### Stated goal
Copy the data precisely, character for character, and leave out every picture.

## Begin

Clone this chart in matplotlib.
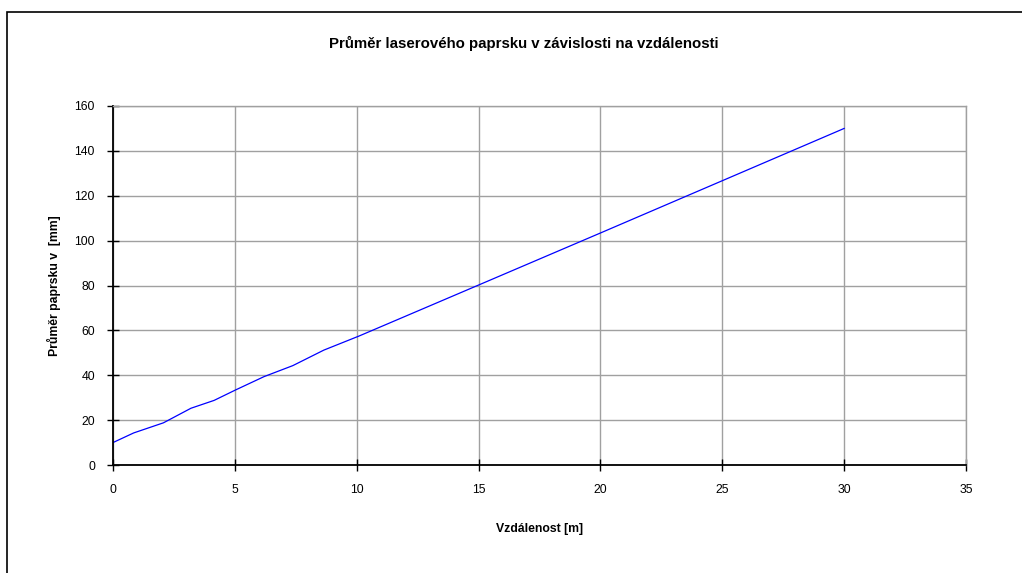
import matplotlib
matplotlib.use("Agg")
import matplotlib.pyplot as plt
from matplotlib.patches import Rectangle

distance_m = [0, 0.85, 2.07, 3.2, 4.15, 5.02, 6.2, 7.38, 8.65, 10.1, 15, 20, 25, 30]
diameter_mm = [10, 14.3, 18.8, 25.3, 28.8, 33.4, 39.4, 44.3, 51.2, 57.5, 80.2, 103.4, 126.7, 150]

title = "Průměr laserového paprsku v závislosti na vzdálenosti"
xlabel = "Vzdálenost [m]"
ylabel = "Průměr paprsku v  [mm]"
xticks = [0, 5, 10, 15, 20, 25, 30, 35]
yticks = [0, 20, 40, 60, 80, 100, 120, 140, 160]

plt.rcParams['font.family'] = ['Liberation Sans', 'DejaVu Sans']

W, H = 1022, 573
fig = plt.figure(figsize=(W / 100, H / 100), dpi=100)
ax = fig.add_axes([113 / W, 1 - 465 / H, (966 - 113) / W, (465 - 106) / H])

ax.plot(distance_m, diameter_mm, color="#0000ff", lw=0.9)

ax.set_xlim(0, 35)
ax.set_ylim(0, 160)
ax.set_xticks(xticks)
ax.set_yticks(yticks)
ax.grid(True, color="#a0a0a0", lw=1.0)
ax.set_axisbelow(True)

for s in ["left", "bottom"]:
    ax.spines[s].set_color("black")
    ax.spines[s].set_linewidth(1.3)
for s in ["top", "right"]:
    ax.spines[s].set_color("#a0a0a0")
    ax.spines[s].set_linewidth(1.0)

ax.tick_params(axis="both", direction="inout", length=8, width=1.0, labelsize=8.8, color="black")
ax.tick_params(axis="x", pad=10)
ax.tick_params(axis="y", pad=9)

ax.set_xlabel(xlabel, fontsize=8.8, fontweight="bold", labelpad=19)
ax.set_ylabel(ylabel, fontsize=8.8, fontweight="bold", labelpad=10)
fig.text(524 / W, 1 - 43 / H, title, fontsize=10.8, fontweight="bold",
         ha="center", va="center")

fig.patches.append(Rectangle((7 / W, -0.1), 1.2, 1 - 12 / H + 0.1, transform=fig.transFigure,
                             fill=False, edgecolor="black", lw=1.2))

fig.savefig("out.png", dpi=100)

## End

### Answer in full
Clone this chart in matplotlib.
import matplotlib
matplotlib.use("Agg")
import matplotlib.pyplot as plt
from matplotlib.patches import Rectangle

distance_m = [0, 0.85, 2.07, 3.2, 4.15, 5.02, 6.2, 7.38, 8.65, 10.1, 15, 20, 25, 30]
diameter_mm = [10, 14.3, 18.8, 25.3, 28.8, 33.4, 39.4, 44.3, 51.2, 57.5, 80.2, 103.4, 126.7, 150]

title = "Průměr laserového paprsku v závislosti na vzdálenosti"
xlabel = "Vzdálenost [m]"
ylabel = "Průměr paprsku v  [mm]"
xticks = [0, 5, 10, 15, 20, 25, 30, 35]
yticks = [0, 20, 40, 60, 80, 100, 120, 140, 160]

plt.rcParams['font.family'] = ['Liberation Sans', 'DejaVu Sans']

W, H = 1022, 573
fig = plt.figure(figsize=(W / 100, H / 100), dpi=100)
ax = fig.add_axes([113 / W, 1 - 465 / H, (966 - 113) / W, (465 - 106) / H])

ax.plot(distance_m, diameter_mm, color="#0000ff", lw=0.9)

ax.set_xlim(0, 35)
ax.set_ylim(0, 160)
ax.set_xticks(xticks)
ax.set_yticks(yticks)
ax.grid(True, color="#a0a0a0", lw=1.0)
ax.set_axisbelow(True)

for s in ["left", "bottom"]:
    ax.spines[s].set_color("black")
    ax.spines[s].set_linewidth(1.3)
for s in ["top", "right"]:
    ax.spines[s].set_color("#a0a0a0")
    ax.spines[s].set_linewidth(1.0)

ax.tick_params(axis="both", direction="inout", length=8, width=1.0, labelsize=8.8, color="black")
ax.tick_params(axis="x", pad=10)
ax.tick_params(axis="y", pad=9)

ax.set_xlabel(xlabel, fontsize=8.8, fontweight="bold", labelpad=19)
ax.set_ylabel(ylabel, fontsize=8.8, fontweight="bold", labelpad=10)
fig.text(524 / W, 1 - 43 / H, title, fontsize=10.8, fontweight="bold",
         ha="center", va="center")

fig.patches.append(Rectangle((7 / W, -0.1), 1.2, 1 - 12 / H + 0.1, transform=fig.transFigure,
                             fill=False, edgecolor="black", lw=1.2))

fig.savefig("out.png", dpi=100)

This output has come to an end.